## WHAT YOU HAVE TO DO:
Copy out the listing that follows exactly, dropping every picture.

[start of RAW DATA]

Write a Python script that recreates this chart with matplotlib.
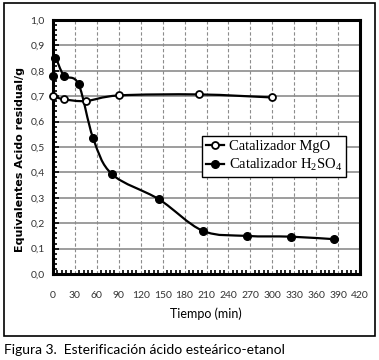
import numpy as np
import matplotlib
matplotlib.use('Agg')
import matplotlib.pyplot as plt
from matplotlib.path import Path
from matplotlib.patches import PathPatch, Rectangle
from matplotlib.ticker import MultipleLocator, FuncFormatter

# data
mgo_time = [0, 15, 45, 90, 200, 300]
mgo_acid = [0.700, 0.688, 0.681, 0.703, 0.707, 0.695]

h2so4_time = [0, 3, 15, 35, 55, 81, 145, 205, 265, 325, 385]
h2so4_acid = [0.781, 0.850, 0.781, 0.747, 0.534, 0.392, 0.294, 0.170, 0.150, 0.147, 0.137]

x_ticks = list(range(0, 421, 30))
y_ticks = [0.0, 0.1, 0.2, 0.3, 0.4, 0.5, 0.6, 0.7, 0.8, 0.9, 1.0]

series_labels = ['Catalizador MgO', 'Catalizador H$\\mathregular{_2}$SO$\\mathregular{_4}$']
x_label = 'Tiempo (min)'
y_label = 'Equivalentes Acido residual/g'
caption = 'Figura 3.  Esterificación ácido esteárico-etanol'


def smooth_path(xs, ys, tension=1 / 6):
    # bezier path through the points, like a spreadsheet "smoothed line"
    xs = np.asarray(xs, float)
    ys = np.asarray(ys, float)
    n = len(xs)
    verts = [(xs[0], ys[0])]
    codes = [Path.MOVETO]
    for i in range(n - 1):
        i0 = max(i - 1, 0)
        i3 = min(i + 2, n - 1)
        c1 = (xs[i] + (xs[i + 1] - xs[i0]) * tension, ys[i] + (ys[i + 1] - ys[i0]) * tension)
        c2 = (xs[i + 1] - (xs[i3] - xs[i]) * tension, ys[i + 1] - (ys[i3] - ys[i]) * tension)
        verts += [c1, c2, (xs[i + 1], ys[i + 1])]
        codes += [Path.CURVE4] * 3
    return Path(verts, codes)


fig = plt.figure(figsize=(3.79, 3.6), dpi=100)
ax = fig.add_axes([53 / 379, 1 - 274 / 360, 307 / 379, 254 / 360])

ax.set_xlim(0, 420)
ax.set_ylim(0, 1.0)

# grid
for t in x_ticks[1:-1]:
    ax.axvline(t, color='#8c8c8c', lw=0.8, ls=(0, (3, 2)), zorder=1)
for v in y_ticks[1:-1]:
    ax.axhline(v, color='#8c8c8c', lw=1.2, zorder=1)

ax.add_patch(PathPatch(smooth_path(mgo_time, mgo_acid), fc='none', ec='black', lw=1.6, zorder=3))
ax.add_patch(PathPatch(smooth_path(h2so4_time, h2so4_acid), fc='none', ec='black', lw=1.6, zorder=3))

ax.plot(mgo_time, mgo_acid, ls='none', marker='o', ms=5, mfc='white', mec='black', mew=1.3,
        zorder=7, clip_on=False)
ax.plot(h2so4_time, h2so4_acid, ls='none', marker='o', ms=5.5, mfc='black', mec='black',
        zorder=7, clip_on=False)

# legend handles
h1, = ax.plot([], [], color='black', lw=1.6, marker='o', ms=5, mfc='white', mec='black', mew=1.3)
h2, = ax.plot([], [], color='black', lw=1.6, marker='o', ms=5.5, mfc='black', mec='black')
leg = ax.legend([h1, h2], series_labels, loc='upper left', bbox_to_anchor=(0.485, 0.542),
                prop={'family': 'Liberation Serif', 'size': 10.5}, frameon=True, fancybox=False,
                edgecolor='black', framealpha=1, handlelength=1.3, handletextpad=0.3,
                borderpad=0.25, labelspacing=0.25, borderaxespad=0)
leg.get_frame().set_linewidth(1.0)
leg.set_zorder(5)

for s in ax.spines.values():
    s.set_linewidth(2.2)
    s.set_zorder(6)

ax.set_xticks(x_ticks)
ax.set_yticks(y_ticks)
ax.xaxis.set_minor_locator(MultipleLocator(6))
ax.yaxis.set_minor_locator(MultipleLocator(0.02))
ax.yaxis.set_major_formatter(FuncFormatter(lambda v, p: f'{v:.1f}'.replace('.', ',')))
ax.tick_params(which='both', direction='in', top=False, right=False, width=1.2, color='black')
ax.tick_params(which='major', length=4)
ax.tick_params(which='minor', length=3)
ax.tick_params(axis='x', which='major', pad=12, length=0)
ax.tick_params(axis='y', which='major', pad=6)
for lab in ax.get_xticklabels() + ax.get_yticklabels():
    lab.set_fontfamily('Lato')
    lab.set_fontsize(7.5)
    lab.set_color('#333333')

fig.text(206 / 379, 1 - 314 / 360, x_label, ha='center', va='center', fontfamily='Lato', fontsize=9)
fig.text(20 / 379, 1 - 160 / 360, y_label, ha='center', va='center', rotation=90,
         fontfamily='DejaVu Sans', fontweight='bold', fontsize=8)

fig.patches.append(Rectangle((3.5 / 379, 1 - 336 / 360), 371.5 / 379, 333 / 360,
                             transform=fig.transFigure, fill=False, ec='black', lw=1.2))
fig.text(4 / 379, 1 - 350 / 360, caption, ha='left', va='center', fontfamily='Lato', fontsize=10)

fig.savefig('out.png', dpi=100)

[end of RAW DATA]

## FULL SOLUTION:
Write a Python script that recreates this chart with matplotlib.
import numpy as np
import matplotlib
matplotlib.use('Agg')
import matplotlib.pyplot as plt
from matplotlib.path import Path
from matplotlib.patches import PathPatch, Rectangle
from matplotlib.ticker import MultipleLocator, FuncFormatter

# data
mgo_time = [0, 15, 45, 90, 200, 300]
mgo_acid = [0.700, 0.688, 0.681, 0.703, 0.707, 0.695]

h2so4_time = [0, 3, 15, 35, 55, 81, 145, 205, 265, 325, 385]
h2so4_acid = [0.781, 0.850, 0.781, 0.747, 0.534, 0.392, 0.294, 0.170, 0.150, 0.147, 0.137]

x_ticks = list(range(0, 421, 30))
y_ticks = [0.0, 0.1, 0.2, 0.3, 0.4, 0.5, 0.6, 0.7, 0.8, 0.9, 1.0]

series_labels = ['Catalizador MgO', 'Catalizador H$\\mathregular{_2}$SO$\\mathregular{_4}$']
x_label = 'Tiempo (min)'
y_label = 'Equivalentes Acido residual/g'
caption = 'Figura 3.  Esterificación ácido esteárico-etanol'


def smooth_path(xs, ys, tension=1 / 6):
    # bezier path through the points, like a spreadsheet "smoothed line"
    xs = np.asarray(xs, float)
    ys = np.asarray(ys, float)
    n = len(xs)
    verts = [(xs[0], ys[0])]
    codes = [Path.MOVETO]
    for i in range(n - 1):
        i0 = max(i - 1, 0)
        i3 = min(i + 2, n - 1)
        c1 = (xs[i] + (xs[i + 1] - xs[i0]) * tension, ys[i] + (ys[i + 1] - ys[i0]) * tension)
        c2 = (xs[i + 1] - (xs[i3] - xs[i]) * tension, ys[i + 1] - (ys[i3] - ys[i]) * tension)
        verts += [c1, c2, (xs[i + 1], ys[i + 1])]
        codes += [Path.CURVE4] * 3
    return Path(verts, codes)


fig = plt.figure(figsize=(3.79, 3.6), dpi=100)
ax = fig.add_axes([53 / 379, 1 - 274 / 360, 307 / 379, 254 / 360])

ax.set_xlim(0, 420)
ax.set_ylim(0, 1.0)

# grid
for t in x_ticks[1:-1]:
    ax.axvline(t, color='#8c8c8c', lw=0.8, ls=(0, (3, 2)), zorder=1)
for v in y_ticks[1:-1]:
    ax.axhline(v, color='#8c8c8c', lw=1.2, zorder=1)

ax.add_patch(PathPatch(smooth_path(mgo_time, mgo_acid), fc='none', ec='black', lw=1.6, zorder=3))
ax.add_patch(PathPatch(smooth_path(h2so4_time, h2so4_acid), fc='none', ec='black', lw=1.6, zorder=3))

ax.plot(mgo_time, mgo_acid, ls='none', marker='o', ms=5, mfc='white', mec='black', mew=1.3,
        zorder=7, clip_on=False)
ax.plot(h2so4_time, h2so4_acid, ls='none', marker='o', ms=5.5, mfc='black', mec='black',
        zorder=7, clip_on=False)

# legend handles
h1, = ax.plot([], [], color='black', lw=1.6, marker='o', ms=5, mfc='white', mec='black', mew=1.3)
h2, = ax.plot([], [], color='black', lw=1.6, marker='o', ms=5.5, mfc='black', mec='black')
leg = ax.legend([h1, h2], series_labels, loc='upper left', bbox_to_anchor=(0.485, 0.542),
                prop={'family': 'Liberation Serif', 'size': 10.5}, frameon=True, fancybox=False,
                edgecolor='black', framealpha=1, handlelength=1.3, handletextpad=0.3,
                borderpad=0.25, labelspacing=0.25, borderaxespad=0)
leg.get_frame().set_linewidth(1.0)
leg.set_zorder(5)

for s in ax.spines.values():
    s.set_linewidth(2.2)
    s.set_zorder(6)

ax.set_xticks(x_ticks)
ax.set_yticks(y_ticks)
ax.xaxis.set_minor_locator(MultipleLocator(6))
ax.yaxis.set_minor_locator(MultipleLocator(0.02))
ax.yaxis.set_major_formatter(FuncFormatter(lambda v, p: f'{v:.1f}'.replace('.', ',')))
ax.tick_params(which='both', direction='in', top=False, right=False, width=1.2, color='black')
ax.tick_params(which='major', length=4)
ax.tick_params(which='minor', length=3)
ax.tick_params(axis='x', which='major', pad=12, length=0)
ax.tick_params(axis='y', which='major', pad=6)
for lab in ax.get_xticklabels() + ax.get_yticklabels():
    lab.set_fontfamily('Lato')
    lab.set_fontsize(7.5)
    lab.set_color('#333333')

fig.text(206 / 379, 1 - 314 / 360, x_label, ha='center', va='center', fontfamily='Lato', fontsize=9)
fig.text(20 / 379, 1 - 160 / 360, y_label, ha='center', va='center', rotation=90,
         fontfamily='DejaVu Sans', fontweight='bold', fontsize=8)

fig.patches.append(Rectangle((3.5 / 379, 1 - 336 / 360), 371.5 / 379, 333 / 360,
                             transform=fig.transFigure, fill=False, ec='black', lw=1.2))
fig.text(4 / 379, 1 - 350 / 360, caption, ha='left', va='center', fontfamily='Lato', fontsize=10)

fig.savefig('out.png', dpi=100)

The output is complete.